Banyuwangi, mediakampung.com – Seorang teman saya yang mengajar di sebuah sekolah swasta memiliki cerita menarik. Ia baru-baru ini menerima kunjungan seorang wali murid yang memohon penangguhan pembayaran sisa biaya wisuda anaknya. Orang tua anak tersebut adalah seorang pedagang kecil dengan penghasilan yang tidak menentu, sehingga kesulitan untuk memenuhi pembayaran tersebut. Teman saya merasa bingung menghadapi situasi ini karena ia sendiri tidak memiliki dana untuk membantu. Waktu pelaksanaan wisuda semakin dekat, dan jika pembayaran tidak dilunasi, anak tersebut tidak akan diizinkan mengikuti prosesi wisuda.

Biaya wisuda memang cukup tinggi, mencapai lebih dari satu juta rupiah. Hal ini dikarenakan tempat penyelenggaraan wisuda yang diadakan di sebuah hotel. Bagi pedagang kecil, jumlah tersebut tentu memberatkan keuangan.

Teman saya sendiri juga terkena dampak dari situasi ini. Ia diwajibkan mengenakan stelan jas hitam lengkap dengan dasi saat menghadiri prosesi wisuda. Namun, ia tidak memiliki stelan jas, hanya kemeja batik yang dimilikinya. Membeli atau menyewa stelan jas dengan harga yang tidak terjangkau merupakan pilihan yang sulit baginya. Apalagi, jas tersebut hanya akan dipakai sekali saja, tidak untuk digunakan sehari-hari.

Faktanya, persiapan untuk wisuda sangatlah berat, terutama dari segi biaya. Namun, mengapa siswa sekolah juga harus melaksanakan prosesi wisuda? Bukankah wisuda seharusnya hanya diperuntukkan bagi mahasiswa yang telah menyelesaikan kuliah?

Ketika saya sendiri bersekolah dulu, momen wisuda dirasakan ketika lulus kuliah. Momen tersebut terasa sangat sakral, karena setelah melalui pendidikan dari PAUD, TK, SD, SMP, SMA, akhirnya kita menyelesaikan pendidikan formal untuk siap memasuki dunia kerja.

Namun, akhir-akhir ini, fenomena baru muncul dimana anak-anak sekolah dari PAUD, TK, SD, SMP, SMA juga melaksanakan prosesi wisuda. Teman saya, yang saat ini memiliki dua anak yang masih bersekolah, awalnya merasa bingung mengapa hal ini dilakukan, dan semakin lama ia merasa bahwa seremoni ini tidak memiliki manfaat yang jelas. Saya tidak melihat adanya sisi positif dari prosesi wisuda pada tingkat PAUD-TK-SD-SMP-SMA.
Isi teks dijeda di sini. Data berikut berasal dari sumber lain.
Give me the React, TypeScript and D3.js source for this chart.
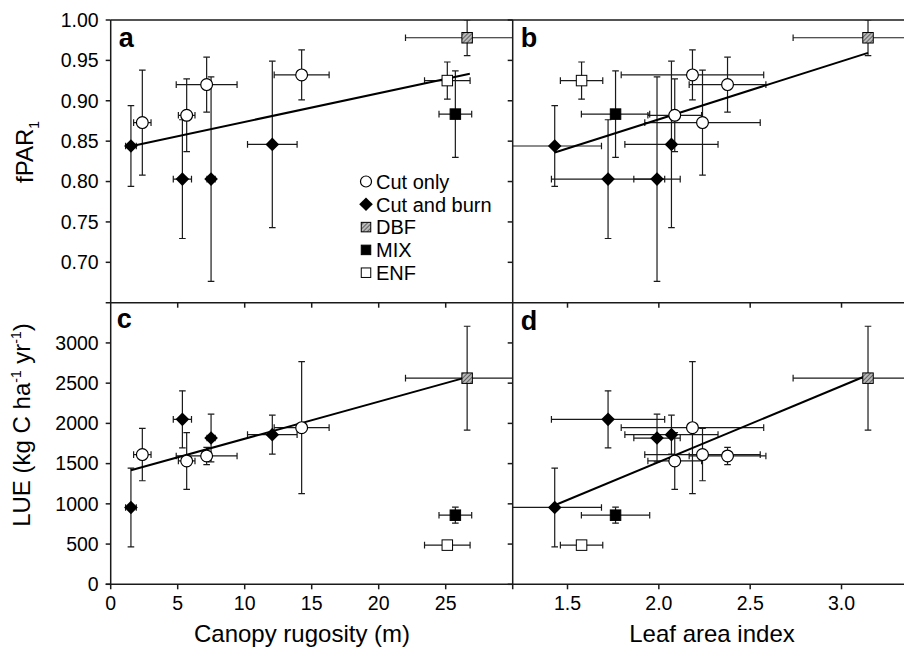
import React from 'react';
import * as d3 from 'd3';

// ---------- data ----------
const groups = ['Cut only', 'Cut and burn', 'DBF', 'MIX', 'ENF'];
const pointGroup = ['Cut only', 'Cut only', 'Cut only', 'Cut only', 'Cut and burn', 'Cut and burn', 'Cut and burn', 'Cut and burn', 'DBF', 'MIX', 'ENF'];
const rugosity = [2.36, 5.67, 7.16, 14.25, 1.51, 5.35, 7.49, 12.06, 26.6, 25.72, 25.12];
const rugosityErr = [0.65, 0.62, 2.27, 2.05, 0.4, 0.68, 0.3, 1.85, 4.6, 1.22, 1.7];
const lai = [2.239, 2.087, 2.376, 2.184, 1.43, 1.722, 1.99, 2.069, 3.145, 1.763, 1.577];
const laiErr = [0.316, 0.147, 0.21, 0.39, 0.256, 0.31, 0.127, 0.255, 0.41, 0.187, 0.116];
const fpar = [0.873, 0.882, 0.92, 0.932, 0.844, 0.803, 0.803, 0.846, 0.978, 0.8835, 0.925];
const fparErr = [0.065, 0.045, 0.034, 0.031, 0.05, 0.0735, 0.1265, 0.103, 0.022, 0.0535, 0.023];
const lue = [1612, 1533, 1595, 1947, 955, 2050, 1818, 1860, 2562, 859, 487];
const lueErr = [325, 352, 107, 820, 490, 355, 296, 242, 645, 99, 20];

const fitSlope = [0.00355, 0.0719, 46.15, 943.5];
const fitIntercept = [0.8384, 0.7332, 1347.3, -366.2];
const fitXMin = [1.51, 1.43, 1.51, 1.43];
const fitXMax = [26.8, 3.145, 26.6, 3.145];

const fparTicks = [0.7, 0.75, 0.8, 0.85, 0.9, 0.95, 1.0];
const lueTicks = [0, 500, 1000, 1500, 2000, 2500, 3000];
const rugTicks = [0, 5, 10, 15, 20, 25];
const laiTicks = [1.5, 2.0, 2.5, 3.0];
const panelLetters = ['a', 'b', 'c', 'd'];

// ---------- layout ----------
const W = 904, H = 649;
const X0 = 110.7, XM = 512.7, XR = 904;
const YT = 20, YM = 302.7, YB = 584.3;
const FONT = '"Liberation Sans", Arial, Helvetica, sans-serif';
const INK = '#1a1a1a';

const xRug = d3.scaleLinear().domain([0, 30]).range([X0, XM]);
const xLai = d3.scaleLinear().domain([1.2, 3.342]).range([XM, XR]);
const yF = d3.scaleLinear().domain([0.65, 1.0]).range([YM, YT]);
const yL = d3.scaleLinear().domain([0, 3500]).range([YB, YM]);

function Marker({ g, x, y, legend }: { g: string; x: number; y: number; legend?: boolean }) {
  if (g === 'Cut only') {
    return <circle cx={x} cy={y} r={legend ? 5.5 : 5.9} fill="#fff" stroke="#000" strokeWidth={1.2} />;
  }
  if (g === 'Cut and burn') {
    const r = legend ? 6.8 : 6.8;
    return <path d={`M${x},${y - r}L${x + r},${y}L${x},${y + r}L${x - r},${y}Z`} fill="#000" />;
  }
  const s = legend ? 9.5 : 10.5;
  const fill = g === 'DBF' ? 'url(#hatch)' : g === 'MIX' ? '#000' : '#fff';
  return <rect x={x - s / 2} y={y - s / 2} width={s} height={s} fill={fill} stroke="#000" strokeWidth={1} />;
}

export default function App() {
  const panels = [
    { xs: rugosity, xe: rugosityErr, ys: fpar, ye: fparErr, sx: xRug, sy: yF, clip: [X0, YT, XM, YM] },
    { xs: lai, xe: laiErr, ys: fpar, ye: fparErr, sx: xLai, sy: yF, clip: [XM, YT, XR, YM] },
    { xs: rugosity, xe: rugosityErr, ys: lue, ye: lueErr, sx: xRug, sy: yL, clip: [X0, YM, XM, YB] },
    { xs: lai, xe: laiErr, ys: lue, ye: lueErr, sx: xLai, sy: yL, clip: [XM, YM, XR, YB] },
  ];
  const cap = 3.3;
  const idx = d3.range(pointGroup.length);
  const letterPos = [
    [X0 + 8, YT + 27], [XM + 8, YT + 27], [X0 + 6, YM + 25], [XM + 8, YM + 27],
  ];

  return (
    <svg width={W} height={H} style={{ position: 'absolute', left: 0, top: 0, background: '#fff' }}
      fontFamily={FONT}>
      <defs>
        <pattern id="hatch" width="3" height="3" patternUnits="userSpaceOnUse" patternTransform="rotate(45)">
          <rect width="3" height="3" fill="#b8b8b8" />
          <line x1="0" y1="0" x2="0" y2="3" stroke="#333" strokeWidth="1.3" />
        </pattern>
        {panels.map((p, i) => (
          <clipPath id={`clip${i}`} key={i}>
            <rect x={p.clip[0]} y={p.clip[1]} width={p.clip[2] - p.clip[0]} height={p.clip[3] - p.clip[1]} />
          </clipPath>
        ))}
      </defs>
      <rect x={0} y={0} width={W} height={H} fill="#fff" />

      {/* error bars */}
      {panels.map((p, i) => (
        <g key={`eb${i}`} clipPath={`url(#clip${i})`} stroke={INK} strokeWidth={1.2} fill="none">
          {idx.map((k) => {
            const cx = p.sx(p.xs[k]), cy = p.sy(p.ys[k]);
            const x1 = p.sx(p.xs[k] - p.xe[k]), x2 = p.sx(p.xs[k] + p.xe[k]);
            const y1 = p.sy(p.ys[k] - p.ye[k]), y2 = p.sy(p.ys[k] + p.ye[k]);
            return (
              <g key={k}>
                <line x1={x1} x2={x2} y1={cy} y2={cy} />
                <line x1={x1} x2={x1} y1={cy - cap} y2={cy + cap} />
                <line x1={x2} x2={x2} y1={cy - cap} y2={cy + cap} />
                <line x1={cx} x2={cx} y1={y1} y2={y2} />
                <line x1={cx - cap} x2={cx + cap} y1={y1} y2={y1} />
                <line x1={cx - cap} x2={cx + cap} y1={y2} y2={y2} />
              </g>
            );
          })}
        </g>
      ))}

      {/* fit lines */}
      {panels.map((p, i) => (
        <line key={`fit${i}`} clipPath={`url(#clip${i})`}
          x1={p.sx(fitXMin[i])} y1={p.sy(fitIntercept[i] + fitSlope[i] * fitXMin[i])}
          x2={p.sx(fitXMax[i])} y2={p.sy(fitIntercept[i] + fitSlope[i] * fitXMax[i])}
          stroke="#000" strokeWidth={2} />
      ))}

      {/* markers */}
      {panels.map((p, i) => (
        <g key={`mk${i}`} clipPath={`url(#clip${i})`}>
          {idx.map((k) => (
            <Marker key={k} g={pointGroup[k]} x={p.sx(p.xs[k])} y={p.sy(p.ys[k])} />
          ))}
        </g>
      ))}

      {/* frame / axes */}
      <g stroke={INK} strokeWidth={1.5} fill="none">
        <line x1={X0} x2={X0} y1={YT} y2={YB + 5} />
        <line x1={XM} x2={XM} y1={YT} y2={YB + 5} />
        <line x1={X0} x2={XR} y1={YT} y2={YT} />
        <line x1={X0 - 5} x2={XR} y1={YM} y2={YM} />
        <line x1={X0 - 5} x2={XR} y1={YB} y2={YB} />
        {fparTicks.map((t) => (
          <g key={`fy${t}`}>
            <line x1={X0 - 5} x2={X0} y1={yF(t)} y2={yF(t)} />
            <line x1={XM - 5} x2={XM} y1={yF(t)} y2={yF(t)} />
          </g>
        ))}
        {lueTicks.map((t) => (
          <g key={`ly${t}`}>
            <line x1={X0 - 5} x2={X0} y1={yL(t)} y2={yL(t)} />
            <line x1={XM - 5} x2={XM} y1={yL(t)} y2={yL(t)} />
          </g>
        ))}
        {rugTicks.filter((t) => t > 0).map((t) => (
          <g key={`rx${t}`}>
            <line x1={xRug(t)} x2={xRug(t)} y1={YM} y2={YM + 5} />
            <line x1={xRug(t)} x2={xRug(t)} y1={YB} y2={YB + 5} />
          </g>
        ))}
        {laiTicks.map((t) => (
          <g key={`lx${t}`}>
            <line x1={xLai(t)} x2={xLai(t)} y1={YM} y2={YM + 5} />
            <line x1={xLai(t)} x2={xLai(t)} y1={YB} y2={YB + 5} />
          </g>
        ))}
      </g>

      {/* tick labels */}
      <g fontSize={19.5} fill="#000">
        {fparTicks.map((t) => (
          <text key={`ft${t}`} x={X0 - 12} y={yF(t)} dy="0.35em" textAnchor="end">{d3.format('.2f')(t)}</text>
        ))}
        {lueTicks.map((t) => (
          <text key={`lt${t}`} x={X0 - 12} y={yL(t)} dy="0.35em" textAnchor="end">{t}</text>
        ))}
        {rugTicks.map((t) => (
          <text key={`rt${t}`} x={xRug(t)} y={YB + 26} textAnchor="middle">{t}</text>
        ))}
        {laiTicks.map((t) => (
          <text key={`at${t}`} x={xLai(t)} y={YB + 26} textAnchor="middle">{d3.format('.1f')(t)}</text>
        ))}
      </g>

      {/* axis titles */}
      <g fontSize={24} fill="#000">
        <text x={302} y={642} textAnchor="middle">Canopy rugosity (m)</text>
        <text x={712} y={642} textAnchor="middle">Leaf area index</text>
        <text transform={`translate(33,152) rotate(-90)`} textAnchor="middle">
          fPAR<tspan fontSize={14} dy={6}>1</tspan>
        </text>
        <text transform={`translate(30,425) rotate(-90)`} textAnchor="middle">
          LUE (kg C ha<tspan fontSize={14} dy={-9}>-1</tspan><tspan dy={9}> yr</tspan><tspan fontSize={14} dy={-9}>-1</tspan><tspan dy={9}>)</tspan>
        </text>
      </g>

      {/* panel letters */}
      <g fontSize={27} fontWeight="bold" fill="#000">
        {panelLetters.map((l, i) => (
          <text key={l} x={letterPos[i][0]} y={letterPos[i][1]}>{l}</text>
        ))}
      </g>

      {/* legend */}
      <g>
        {groups.map((g, i) => {
          const y = 181.5 + i * 22.8;
          return (
            <g key={g}>
              <Marker g={g} x={366} y={y} legend />
              <text x={376} y={y} dy="0.36em" fontSize={20} fill="#000">{g}</text>
            </g>
          );
        })}
      </g>
    </svg>
  );
}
Bayangkan jika anak-anak menjalani wisuda sejak kecil, nanti saat mereka kuliah, mereka mungkin akan menganggapnya sebagai seremoni yang biasa saja tanpa ada keistimewaan. Masalah selanjutnya adalah biaya wisuda yang tidak sedikit. Sekolah yang tidak memiliki aula besar terpaksa harus menyewa gedung pertemuan dengan kapasitas lebih dari seribu undangan dengan biaya sewa yang tinggi. Belum lagi konsumsi dan perlengkapan lainnya yang harus disiapkan, semuanya memerlukan biaya. Saya merasa bahwa ini hanya untuk kepentingan pihak-pihak tertentu yang ingin mencari penghasilan dari acara wisuda ini.

Saya berharap di masa depan kita semua semakin menyadari bahwa upacara seremonial seperti ini perlu dipertimbangkan ulang, baik dari segi seremoni itu sendiri maupun biaya yang harus dikeluarkan. Masih banyak kebutuhan yang jauh lebih penting seperti mencari sekolah baru, mempersiapkan seragam dan buku baru yang seharusnya menjadi fokus utama. Kembali kepada tradisi yang sederhana, cukup dengan perpisahan yang sederhana dan penyerahan ijazah, sudah cukup tanpa perlu mengadakan seremoni yang berlebihan dan hanya menghabiskan waktu dan biaya.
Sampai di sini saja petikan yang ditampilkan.